Although the relationship between painting and prose is certainly essential to fully experiencing this collection, the collection is more than an exhibition or exercise in ekphrasis. Muslim’s writing is often as dreamlike as the surrealists she is responding to. In “Self-Portrait as Sky Scraper,” after Julie Hefferman’s painting with the same title, the world outside the sky scraper is described hauntingly as a “merry carnival of dead ends” and the piece concludes with an exquisite reversal of perspective as at the “bottom of the deepest well, gravity called our name.” Muslim is at her best, for this reader at least, when she both renders the original painting in a new light and provides powerful poetic lines at the same time. Fortunately for us, she achieves this frequently, as in “The Great Architect,” after Dalí’s Surrealist Architecture, where she informs us that on the “only ossified savannah left in the world, rabbits are plastic. They pretend to freeze before headlights. They pretend to fear death.”

As in Muslim’s previous work, such as her “Conrad” poems published in Issue 5 of A cappella Zoo, there is a tone that is both haunting and tender that carries the emotional weight of the collection.
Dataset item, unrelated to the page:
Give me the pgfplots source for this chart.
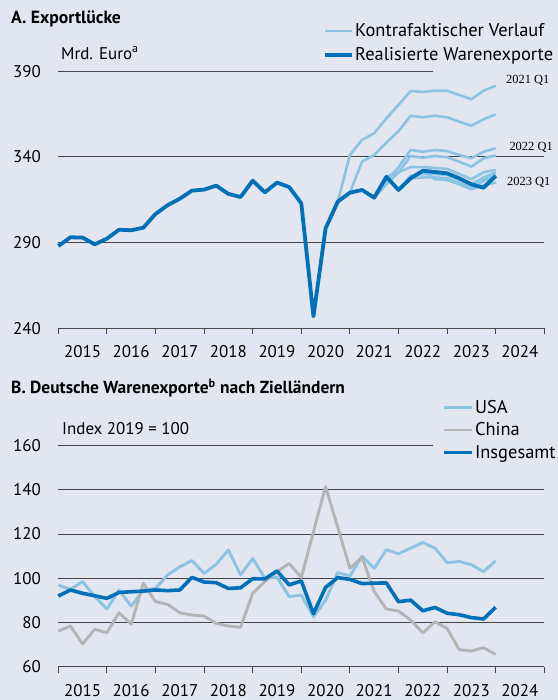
\documentclass[border=0pt]{standalone}
\usepackage{fontspec}
\setmainfont{PT Sans}
\newfontfamily\serifq{Liberation Serif}
\usepackage{pgfplots}
\pgfplotsset{compat=1.18}
\usepackage{pgfplotstable}
\definecolor{bg}{RGB}{225,230,240}
\definecolor{dblue}{RGB}{0,112,184}
\definecolor{lblue}{RGB}{141,195,226}
\definecolor{cgrey}{RGB}{180,180,180}
\definecolor{gridc}{RGB}{70,70,70}

\pgfplotstableread{
t real cfa cfb cfc cfd cfe cff cfg cfh cfi
2015.00 288.0 nan nan nan nan nan nan nan nan nan
2015.25 293.1 nan nan nan nan nan nan nan nan nan
2015.50 292.9 nan nan nan nan nan nan nan nan nan
2015.75 289.0 nan nan nan nan nan nan nan nan nan
2016.00 292.3 nan nan nan nan nan nan nan nan nan
2016.25 297.5 nan nan nan nan nan nan nan nan nan
2016.50 297.2 nan nan nan nan nan nan nan nan nan
2016.75 298.7 nan nan nan nan nan nan nan nan nan
2017.00 306.7 nan nan nan nan nan nan nan nan nan
2017.25 311.8 nan nan nan nan nan nan nan nan nan
2017.50 315.6 nan nan nan nan nan nan nan nan nan
2017.75 320.3 nan nan nan nan nan nan nan nan nan
2018.00 320.9 nan nan nan nan nan nan nan nan nan
2018.25 323.2 nan nan nan nan nan nan nan nan nan
2018.50 318.4 nan nan nan nan nan nan nan nan nan
2018.75 316.6 nan nan nan nan nan nan nan nan nan
2019.00 326.1 nan nan nan nan nan nan nan nan nan
2019.25 319.3 nan nan nan nan nan nan nan nan nan
2019.50 325.0 nan nan nan nan nan nan nan nan nan
2019.75 322.4 nan nan nan nan nan nan nan nan nan
2020.00 312.9 nan nan nan nan nan nan nan nan nan
2020.25 247.0 nan nan nan nan nan nan nan nan nan
2020.50 298.3 nan nan nan nan nan nan nan nan nan
2020.75 313.9 313.9 nan nan nan nan nan nan nan nan
2021.00 319.1 341.1 319.1 nan nan nan nan nan nan nan
2021.25 320.7 349.9 337.2 nan nan nan nan nan nan nan
2021.50 316.2 353.8 341.1 316.2 316.2 nan nan nan nan nan
2021.75 328.4 362.5 348.3 326.0 324.0 328.4 nan nan nan nan
2022.00 320.7 370.3 355.1 334.0 331.0 331.0 320.7 nan nan nan
2022.25 327.5 378.4 363.9 344.0 340.5 334.0 329.0 327.5 nan nan
2022.50 331.9 377.9 363.1 343.0 339.5 334.0 330.0 328.0 331.9 nan
2022.75 331.2 378.6 364.0 344.0 340.5 333.5 330.0 328.0 327.0 nan
2023.00 330.4 378.6 363.1 343.4 339.8 333.0 329.5 327.5 326.5 330.4
2023.25 327.5 376.1 360.5 341.1 337.2 330.0 327.0 325.0 324.0 327.0
2023.50 324.0 373.6 358.2 339.2 334.3 327.0 324.0 322.0 321.0 323.5
2023.75 322.0 378.6 361.9 343.0 339.2 331.0 328.0 326.0 323.5 327.0
2024.00 328.9 381.5 364.8 345.0 340.9 332.5 331.0 328.0 325.0 330.0
}\tabA

\pgfplotstableread{
t usa china total
2015.00 96.9 76.1 92.0
2015.25 95.0 78.4 94.7
2015.50 98.5 70.3 93.2
2015.75 91.7 76.9 92.1
2016.00 86.1 75.4 90.9
2016.25 94.7 84.4 93.6
2016.50 87.4 79.3 93.9
2016.75 94.7 97.7 94.2
2017.00 95.4 89.4 94.7
2017.25 101.5 88.2 94.4
2017.50 105.2 84.4 94.7
2017.75 108.0 83.4 100.4
2018.00 102.2 82.9 98.3
2018.25 106.4 79.6 98.0
2018.50 112.8 78.4 95.4
2018.75 101.5 77.8 95.7
2019.00 109.0 93.2 99.8
2019.25 100.0 98.5 99.7
2019.50 100.5 103.0 103.3
2019.75 91.7 106.7 97.0
2020.00 92.4 100.4 98.8
2020.25 82.6 121.0 84.0
2020.50 90.0 141.5 95.9
2020.75 102.6 123.0 100.3
2021.00 101.0 104.5 99.5
2021.25 110.0 109.5 97.6
2021.50 104.5 94.0 97.8
2021.75 112.9 86.1 97.9
2022.00 111.1 85.2 89.4
2022.25 113.6 81.1 90.1
2022.50 116.2 75.3 85.3
2022.75 113.6 80.3 86.8
2023.00 107.1 77.3 84.2
2023.25 107.6 67.7 83.5
2023.50 106.1 67.1 82.2
2023.75 103.0 68.6 81.6
2024.00 107.9 65.6 86.9
}\tabB

\pgfplotsset{
  panel/.style={
    scale only axis, width=486bp, clip=false,
    xmin=2015, xmax=2025,
    axis x line*=bottom, axis y line*=left,
    y axis line style={draw=none},
    x axis line style={draw=gridc, line width=1bp},
    xtick={2015,...,2025},
    xticklabels={2015,2016,2017,2018,2019,2020,2021,2022,2023,2024},
    x tick label as interval,
    tick align=outside, major tick length=6bp,
    xtick style={draw=gridc, line width=1bp},
    ytick style={draw=none},
    tick label style={font=\fontsize{17}{20}\selectfont, text=black},
    xticklabel style={yshift=-8bp},
    yticklabel style={anchor=east, xshift=-8bp},
    /pgf/number format/assume math mode=true,
    /pgf/number format/1000 sep={},
    legend image code/.code={\draw[#1] (0bp,0bp) -- (27bp,0bp);},
    legend cell align=left,
    every axis plot/.append style={line join=round},
  },
  gl/.style={gridc, line width=1bp, forget plot},
}

\begin{document}
\begin{tikzpicture}[font=\fontsize{17}{20}\selectfont]
\fill[bg] (0,0) rectangle (558bp,700bp);
\node[anchor=west, font=\fontsize{17.7}{20}\selectfont\bfseries, inner sep=0pt] at (11bp,680.7bp) {A. Exportlücke};
\node[anchor=west, font=\fontsize{17.5}{20}\selectfont\bfseries, inner sep=0pt] at (11bp,311.7bp) {B. Deutsche Warenexporte\textsuperscript{b} nach Zielländern};
\node[anchor=west, inner sep=0pt] at (61bp,647bp) {Mrd. Euro\textsuperscript{a}};
\node[anchor=west, inner sep=0pt] at (62bp,271bp) {Index 2019 = 100};

\begin{axis}[panel,
  at={(58.3bp,371.7bp)}, anchor=south west, height=265.7bp,
  ymin=240, ymax=395, ytick={240,290,340,390},
  legend style={at={(0.545,1.155)}, anchor=north west, draw=none, fill=none,
    font=\fontsize{18.5}{21}\selectfont, row sep=5.5bp, inner sep=0pt,
    nodes={inner xsep=1bp}},
]
\addplot[gl] coordinates {(2015,390) (2022.7,390)};
\addplot[gl] coordinates {(2015,340) (2025,340)};
\addplot[gl] coordinates {(2015,290) (2025,290)};
\addplot[lblue, line width=2.6bp] table[x=t,y=cfa] {\tabA};
\addlegendentry{Kontrafaktischer Verlauf}
\addplot[lblue, line width=2.6bp, forget plot] table[x=t,y=cfb] {\tabA};
\addplot[lblue, line width=2.6bp, forget plot] table[x=t,y=cfc] {\tabA};
\addplot[lblue, line width=2.6bp, forget plot] table[x=t,y=cfd] {\tabA};
\addplot[lblue, line width=2.6bp, forget plot] table[x=t,y=cfe] {\tabA};
\addplot[lblue, line width=2.6bp, forget plot] table[x=t,y=cff] {\tabA};
\addplot[lblue, line width=2.6bp, forget plot] table[x=t,y=cfg] {\tabA};
\addplot[lblue, line width=2.6bp, forget plot] table[x=t,y=cfh] {\tabA};
\addplot[lblue, line width=2.6bp, forget plot] table[x=t,y=cfi] {\tabA};
\addplot[dblue, line width=3.8bp] table[x=t,y=real] {\tabA};
\addlegendentry{Realisierte Warenexporte}
\node[anchor=west, font=\serifq\fontsize{12.5}{14}\selectfont, inner sep=0pt] at (axis cs:2024.21,384.7) {2021 Q1};
\node[anchor=west, font=\serifq\fontsize{12.5}{14}\selectfont, inner sep=0pt] at (axis cs:2024.28,345.5) {2022 Q1};
\node[anchor=west, font=\serifq\fontsize{12.5}{14}\selectfont, inner sep=0pt] at (axis cs:2024.23,325.2) {2023 Q1};
\end{axis}

\begin{axis}[panel,
  at={(58.3bp,33.3bp)}, anchor=south west, height=232.1bp,
  ymin=60, ymax=165, ytick={60,80,...,160},
  legend style={at={(0.79,1.158)}, anchor=north west, draw=none, fill=none,
    font=\fontsize{18.5}{21}\selectfont, row sep=4bp, inner sep=0pt,
    nodes={inner xsep=1bp}},
  legend image code/.code={\draw[#1] (0bp,0bp) -- (28bp,0bp);},
]
\addplot[gl] coordinates {(2015,160) (2022.7,160)};
\addplot[gl] coordinates {(2015,140) (2025,140)};
\addplot[gl] coordinates {(2015,120) (2025,120)};
\addplot[gl] coordinates {(2015,100) (2025,100)};
\addplot[gl] coordinates {(2015,80) (2025,80)};
\addplot[lblue, line width=2.9bp] table[x=t,y=usa] {\tabB};
\addlegendentry{USA}
\addplot[cgrey, line width=2.9bp] table[x=t,y=china] {\tabB};
\addlegendentry{China}
\addplot[dblue, line width=3.6bp] table[x=t,y=total] {\tabB};
\addlegendentry{Insgesamt}
\end{axis}
\pgfresetboundingbox
\useasboundingbox (0,0) rectangle (558bp,700bp);
\end{tikzpicture}
\end{document}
It’s a tone of “perilous compassion,” to draw from Muslim’s poem “The Perilous Compassion of the Honey Queen” (after Carrie Ann Baade’s painting of the same title), in which we learn the unsettling lesson that “when you drown someone you love, you have to do it right.” In the end, Muslim’s collection-exhibition chronicles the process in which the things we drown, discard, and bury are exhumed and continue to haunt us even after we have buried them again.